Skip to Main Content

Conceptual Foundations and Empirical Advances of Economic Resilience with Extensions to Complexity, Entropy and Spatial Dynamics

Journal Title Handbook on Entropy, Complexity & Spatial Dynamics
Published Date March 03, 2021
Research Type
Authors Noah Dormady

Abstract

This chapter presents, further clarifies, and extends the foundations of economic resilience, with an eye to concerns of measurement. We examine the potential usefulness of theoretical concepts and empirical analyses in related fields such as ecology, management, regional science, and planning. We contend that there exists no single best approach to defining or measuring resilience across disciplines and that research should evolve to fit specific applications, though adhering to sound principles within each discipline. We illustrate the usefulness of our conceptual foundations in the design of an econometric analysis of economic resilience and summarize its application to survey data from two major disasters. In relation to the themes of this volume, economic resilience can serve to reduce entropy by countering the disarray in an economy in the aftermath of a disaster.
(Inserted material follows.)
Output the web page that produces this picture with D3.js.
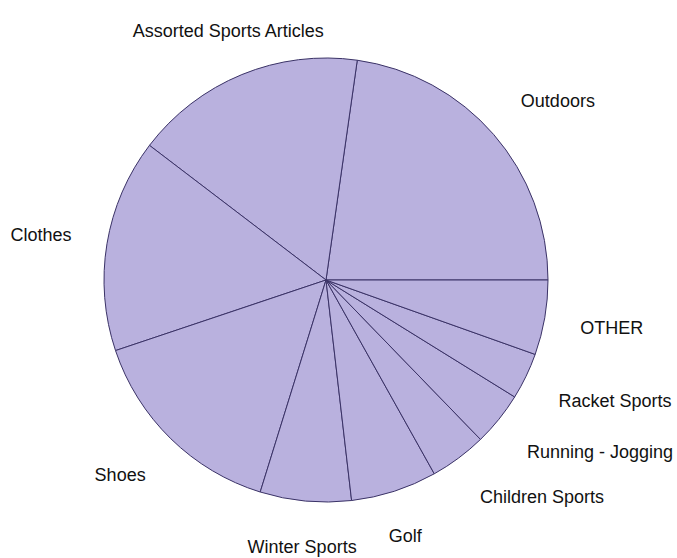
<!DOCTYPE html>
<html><head><meta charset="utf-8">
<script src="https://cdn.jsdelivr.net/npm/d3@7"></script>
<style>html,body{margin:0;padding:0;background:#fff;}svg{display:block;}</style>
</head><body>
<script>
const categories = ["Outdoors","Assorted Sports Articles","Clothes","Shoes","Winter Sports","Golf","Children Sports","Running - Jogging","Racket Sports","OTHER"];
const values = [22.75, 16.88, 15.52, 15.06, 6.63, 6.27, 4.14, 3.92, 3.39, 5.44];

const W = 677, H = 558, cx = 326, cy = 280, r = 222, labelR = 258;
const svg = d3.select("body").append("svg").attr("width", W).attr("height", H);
const g = svg.append("g").attr("transform", `translate(${cx},${cy})`);

const pie = d3.pie().sort(null).value(d => d.v).startAngle(Math.PI/2).endAngle(Math.PI/2 - 2*Math.PI);
const arcs = pie(categories.map((c,i)=>({c, v: values[i]})));
const arc = d3.arc().innerRadius(0).outerRadius(r);

g.selectAll("path").data(arcs).enter().append("path")
  .attr("d", arc).attr("fill", "#b9b1de").attr("stroke", "#3a3266").attr("stroke-width", 1)
  .attr("stroke-linejoin","round");

const fs = 18, asc = 0.905*fs, desc = 0.212*fs, h = asc+desc;
arcs.forEach(a => {
  const m = (a.startAngle + a.endAngle)/2;
  const c = Math.sin(m), s = Math.cos(m); // c: cos (x), s: sin (up)
  const px = labelR*c, py = -labelR*s;
  const t = g.append("text").text(a.data.c)
    .attr("font-family","'Liberation Sans', Arial, sans-serif").attr("font-size", fs).attr("fill","#111");
  const w = t.node().getComputedTextLength();
  const fx = c > 0.5 ? 0 : (c < -0.5 ? 1 : 0.5);
  const fy = Math.max(0, Math.min(1, (1 + 2*s)/2));
  const left = px - w*fx, top = py - h*fy;
  t.attr("x", left).attr("y", top + asc);
});
</script>
</body></html>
At the microeconomic level, this also intersects with complexity in terms of synergies within an individual firm, and at the macroeconomic level manifests itself most notably through supply-chain interactions and network effects. In terms of spatial dynamics, it relates to geographic shifts in the location of economic activity by actual physical relocation of businesses, shifts of activity to branch plants, and the rebalancing of trade across regions.